Mönchengladbach Mord-Prozess: Ehemann nimmt Großmutter in Schutz

Mönchengladbach · Im Mord-Prozess vor dem Schwurgericht Mönchengladbach sagte am Dienstag der Ehemann der Angeklagten (55) aus. Der Staatsanwalt geht davon aus, dass die 55-jährige Viersenerin sich und ihren Enkel töten wollte, als sie am 9. Februar mit dem neun Jahre alten Jungen und einem Hund mit einem Kleinwagen auf einen Schulparkplatz fuhr, die Türen verschloss, Nitroverdünner ausschüttete und anzündete.

Tatsächlich überlebte damals die Großmutter. Der Enkel verstarb vor allem durch Sauerstoffmangel an schweren Hirnschäden, hieß es am Dienstag im Gutachten des Obduzenten. Nach Ansicht eines Psychiaters leidet die Frau auf der Anklagebank an einer Amnesie. Sie selbst beteuert, sich an das eigentliche Brandgeschehen nicht erinnern zu können.

"Meine Frau hat sich für den Kleinen aufgeopfert", meinte gestern der 58 Jahre alte Ehemann der Großmutter. Der Enkel sei bereits mit drei Monaten in ihren Haushalt gekommen. Von da an betreuten sie beide als Pflegeeltern das Kind. Aber tatsächlich habe sich seine Frau um den lernbehinderten Jungen gekümmert. "Ich habe das Geld rangeschafft, sie war für alles im Haus zuständig", gab der Kraftfahrer ohne weiteres zu. Sie habe sich schon mal beklagt - über die Belastung, zuletzt ein paar Tage vor dem Brand im Fahrzeug. Aber er habe dem keine Bedeutung zugemessen, so der 58-Jährige im Gerichtssaal. Nach kurzem Schweigen erklärte der Ehemann, der als einziger aus der Familie nicht von seinem Aussageverweigerungs-Recht Gebrauch gemacht hatte: "Ich kann mir das gar nicht vorstellen. Sie hat doch das Kind geliebt".

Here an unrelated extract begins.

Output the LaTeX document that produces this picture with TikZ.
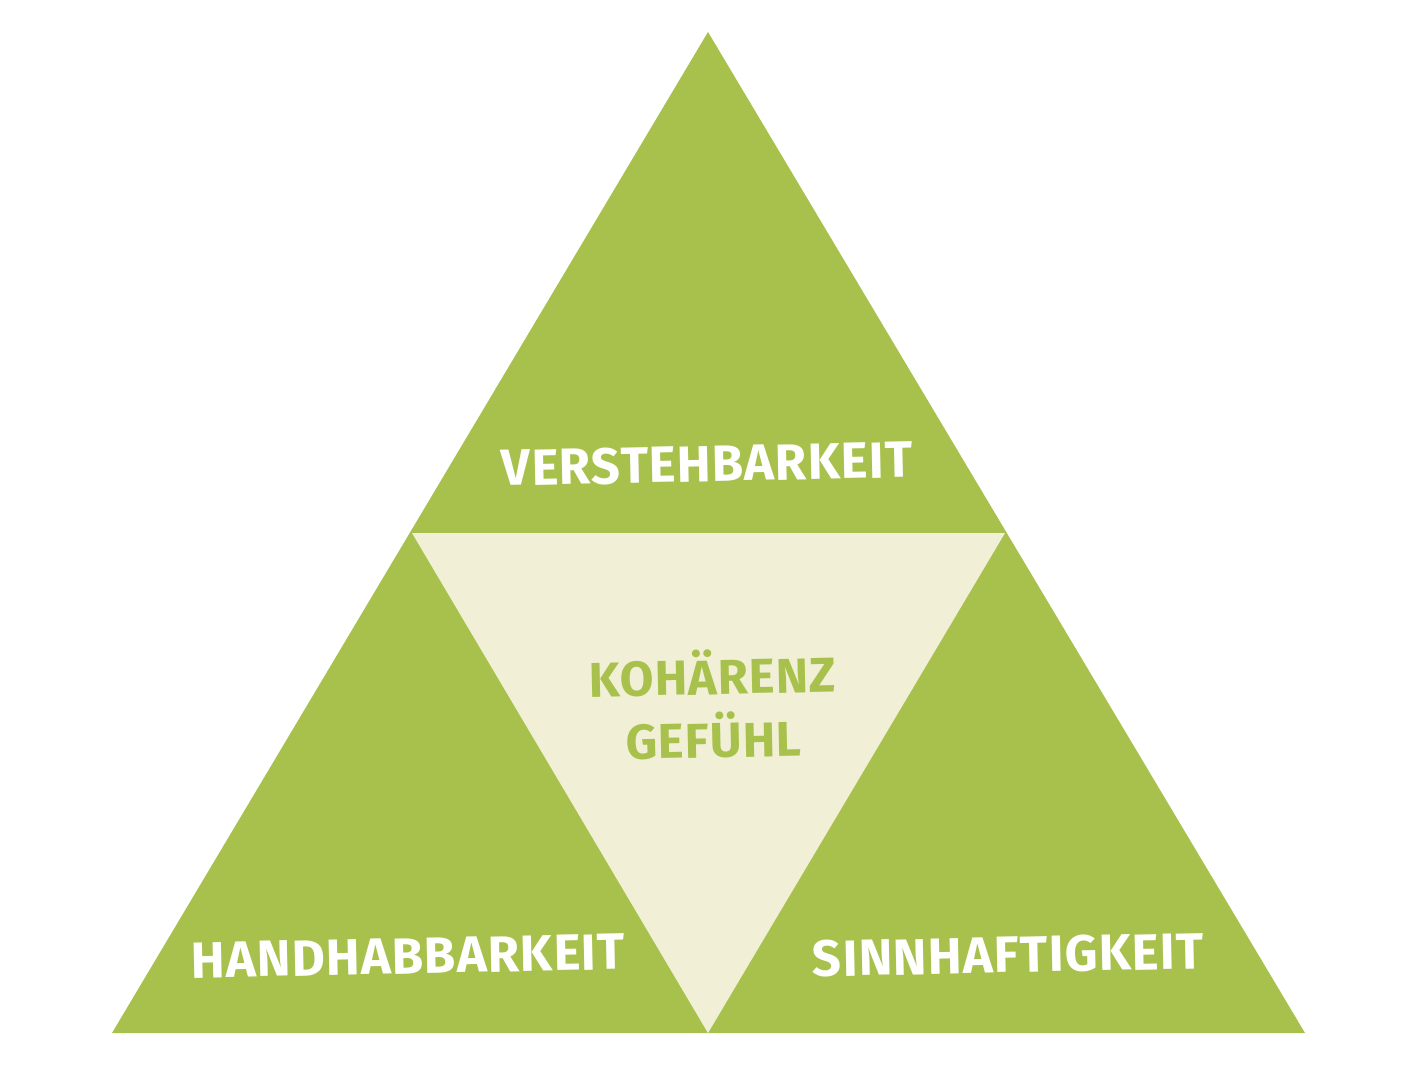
\documentclass[tikz,border=0pt]{standalone}
\usepackage{fontspec}
\setmainfont{Fira Sans}[LetterSpace=2]
\definecolor{leafgreen}{HTML}{A8C14C}
\definecolor{paleleaf}{HTML}{F1F0D6}
\tikzset{
  pillar/.style={font=\fontsize{51}{51}\selectfont\bfseries, text=white, rotate=1.2, inner sep=0pt},
  corelabel/.style={font=\fontsize{49}{63}\selectfont\bfseries, text=leafgreen, rotate=1.2, align=center, inner sep=0pt}
}
\begin{document}
\begin{tikzpicture}[x=1pt,y=-1pt]
\useasboundingbox (0,0) rectangle (1411,1090);
\fill [white] (0,0) rectangle (1411,1090);

\coordinate (top) at (708,32);
\coordinate (left) at (112,1033);
\coordinate (right) at (1305,1033);
\coordinate (midleft) at (412,533);
\coordinate (midright) at (1005,533);
\coordinate (midbottom) at (708,1033);

\fill [leafgreen] (top) -- (right) -- (left) -- cycle;
\fill [paleleaf] (midleft) -- (midright) -- (midbottom) -- cycle;

\node [pillar] (verstehen) at (707,464) {VERSTEHBARKEIT};
\node [pillar] (handhaben) at (408,956) {HANDHABBARKEIT};
\node [pillar] (sinn) at (1008,955) {SINNHAFTIGKEIT};
\node [corelabel] (kohaerenz) at (713,704) {KOHÄRENZ\\GEFÜHL};
\end{tikzpicture}
\end{document}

Nach dieser Zeugenaussage fanden auch eine Psychologin und eine Lehrerin für Sonderpädagogik nur lobende Worte für die fürsorgliche Großmutter. "Der Junge war verhaltensauffällig und in seiner Entwicklung deutlich verzögert", berichtete gestern eine Psychologin, der die Familie das Pflegekind vorgestellt hatte. Die Pflegemutter habe sich sehr engagiert um das Kind gekümmert. Es habe Fortschritte gegeben. Die Lehrerin kannte den Jungen zwei Jahre lang aus ihrer Klasse. "Die Großmutter war immer da für den Enkel, der permanent Aufmerksamkeit und Aufsicht brauchte", erinnerte sich die Lehrerin gestern im Gerichtssaal. Der Junge habe "viel Ussel" gemacht und sich nur schwer an Regeln gehalten. Trotzdem sei er ein liebenswertes, aber auch ein lebhaftes Kind gewesen. Aufmerksam verfolgte die Angeklagte gestern die Aussagen der Zeugen und Sachverständigen. Dabei wischte sich die 55-Jährige immer wieder verstohlen die Tränen von den Augen.

Der Schwurgerichts-Prozess wird im Oktober fortgesetzt.